Une éventualité à laquelle ne croit pas maître Semeria, plus catégorique sur ce point : « S’agissant d’un transfert international, l’indemnité de transfert est due de club à club. Seule la commission du statut des joueurs de la FIFA est compétente pour trancher un litige en lien avec un transfert », précise-t-il. En France, le principe d’équité est effectivement appliqué par certaines juridictions disciplinaires, comme le comité national olympique (CNOSF) par exemple, mais cette notion n’est pas appliquée par des juridictions de droit commun.

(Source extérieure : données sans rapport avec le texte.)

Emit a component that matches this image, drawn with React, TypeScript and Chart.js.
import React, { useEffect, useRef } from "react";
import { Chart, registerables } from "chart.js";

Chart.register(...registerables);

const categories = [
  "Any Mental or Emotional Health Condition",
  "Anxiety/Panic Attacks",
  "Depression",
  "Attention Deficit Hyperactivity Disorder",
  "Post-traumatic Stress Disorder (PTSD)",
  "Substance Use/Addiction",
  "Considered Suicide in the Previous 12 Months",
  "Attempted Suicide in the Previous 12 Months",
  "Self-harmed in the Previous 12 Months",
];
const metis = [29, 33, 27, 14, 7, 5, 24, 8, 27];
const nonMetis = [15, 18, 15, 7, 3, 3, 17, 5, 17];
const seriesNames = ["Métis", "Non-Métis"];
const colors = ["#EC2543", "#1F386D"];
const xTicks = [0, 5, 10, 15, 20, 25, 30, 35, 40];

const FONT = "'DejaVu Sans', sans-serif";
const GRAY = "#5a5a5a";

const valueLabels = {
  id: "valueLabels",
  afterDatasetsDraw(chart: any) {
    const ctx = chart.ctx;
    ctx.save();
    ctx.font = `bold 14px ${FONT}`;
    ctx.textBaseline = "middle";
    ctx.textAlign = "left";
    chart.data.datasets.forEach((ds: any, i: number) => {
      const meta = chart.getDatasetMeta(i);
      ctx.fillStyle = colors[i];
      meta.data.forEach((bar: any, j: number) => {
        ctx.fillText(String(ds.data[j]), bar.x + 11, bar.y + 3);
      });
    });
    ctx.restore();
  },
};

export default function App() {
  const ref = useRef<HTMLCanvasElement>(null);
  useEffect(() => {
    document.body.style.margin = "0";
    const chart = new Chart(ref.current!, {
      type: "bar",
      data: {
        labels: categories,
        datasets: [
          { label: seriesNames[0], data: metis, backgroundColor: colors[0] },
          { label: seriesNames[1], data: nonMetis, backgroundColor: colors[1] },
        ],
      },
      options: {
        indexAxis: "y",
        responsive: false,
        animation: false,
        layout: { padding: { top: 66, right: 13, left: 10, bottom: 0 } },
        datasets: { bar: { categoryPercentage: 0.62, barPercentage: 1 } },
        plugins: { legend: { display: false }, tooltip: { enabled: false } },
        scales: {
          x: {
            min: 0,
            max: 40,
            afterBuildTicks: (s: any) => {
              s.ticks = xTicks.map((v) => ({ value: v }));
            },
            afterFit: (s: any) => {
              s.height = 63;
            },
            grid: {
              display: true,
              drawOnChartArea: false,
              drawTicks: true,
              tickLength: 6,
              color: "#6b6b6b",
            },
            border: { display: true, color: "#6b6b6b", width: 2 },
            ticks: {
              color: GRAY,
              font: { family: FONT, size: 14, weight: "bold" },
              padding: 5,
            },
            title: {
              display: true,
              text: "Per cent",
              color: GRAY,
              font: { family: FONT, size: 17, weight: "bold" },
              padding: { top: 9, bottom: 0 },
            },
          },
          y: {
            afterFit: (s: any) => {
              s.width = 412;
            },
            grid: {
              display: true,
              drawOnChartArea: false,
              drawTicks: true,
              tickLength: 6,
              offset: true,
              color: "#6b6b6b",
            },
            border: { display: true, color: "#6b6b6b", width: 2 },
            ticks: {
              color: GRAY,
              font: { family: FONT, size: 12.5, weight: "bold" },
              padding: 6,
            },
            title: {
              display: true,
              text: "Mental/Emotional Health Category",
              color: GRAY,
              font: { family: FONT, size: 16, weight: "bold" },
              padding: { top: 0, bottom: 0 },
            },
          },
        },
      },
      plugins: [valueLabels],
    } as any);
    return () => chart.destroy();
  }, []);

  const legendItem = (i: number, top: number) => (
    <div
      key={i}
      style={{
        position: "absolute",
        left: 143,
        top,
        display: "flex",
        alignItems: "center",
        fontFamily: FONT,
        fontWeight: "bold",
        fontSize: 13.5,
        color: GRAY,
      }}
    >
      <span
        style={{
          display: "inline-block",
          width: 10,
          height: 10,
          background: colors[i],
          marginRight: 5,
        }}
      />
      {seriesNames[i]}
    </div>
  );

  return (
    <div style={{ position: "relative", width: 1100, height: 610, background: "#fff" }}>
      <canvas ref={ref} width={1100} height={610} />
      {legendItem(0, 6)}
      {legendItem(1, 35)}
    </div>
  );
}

Dans les faits, la commission de la FIFA pourrait donc contraindre la fédération galloise d’imposer à Cardiff le paiement de la transaction complète (17 millions d’euros) sous peine de sanctions sportives et/ou financières. « La commission juridique du Statut du joueur peut imposer les sanctions suivantes : une mise en garde, un blâme, une amende, une interdiction d’enregistrer de nouveaux joueurs pendant une ou deux périodes d’enregistrement complètes et consécutives » écrit la FIFA dans son règlement.
Un recours en justice possible ?
Si Cardiff n’a toujours pas réglé la somme demandée par le FC Nantes, le club de Premier League pourrait continuer de jouer la montre, en attendant un éventuel recours devant les tribunaux ? « Nantes n’a eu aucun comportement fautif. Donc le club français est en position de force. De son côté, Cardiff veut gagner du temps et essayer de saisir les tribunaux anglais » consent maître Besnard, « C’est dans son intérêt, car le régime anglo-saxon tient compte de l’équité, ce qui n’est pas le cas des tribunaux français. En France, si Nantes est dans son droit juridiquement, le club aura gain de cause entièrement. Il n’y aura donc pas d’équité ou de partage de la somme », poursuit-il.
Si une justice autre que celle de la FIFA devait être saisie, le Cardiff City FC aurait donc tout intérêt à solliciter les tribunaux anglo-saxons. Mais les Bluebirds pourraient aussi attendre, en espérant être dédommagés par une assurance. Laquelle ? Le rapport d’enquête le dira, mais cela pourrait prendre plusieurs années. Le club de Premier League a déjà agi sur ce terrain, en essayant d’imputer une part de la responsabilité de l’accident à Mark McKay - fils de l’agent de joueurs Willy McKay, mandaté par le FC Nantes pour trouver un club à Sala – qui a organisé le voyage du joueur de Nantes à Cardiff.
« Si on estime qu’il y a eu des négligences dans la préparation du vol, l’assurance de la personne morale dont la responsabilité sera mise en cause devra rembourser la somme, ou une partie de la somme du transfert à Cardiff » explique Basile Besnard. À terme, le rapport d’enquête pourrait donc permettre aux Bluebirds d’être remboursés. Un moindre mal pour les gallois, qui ne l'oublions pas, ont perdu dans ce drame un de leurs joueurs, et une somme conséquente.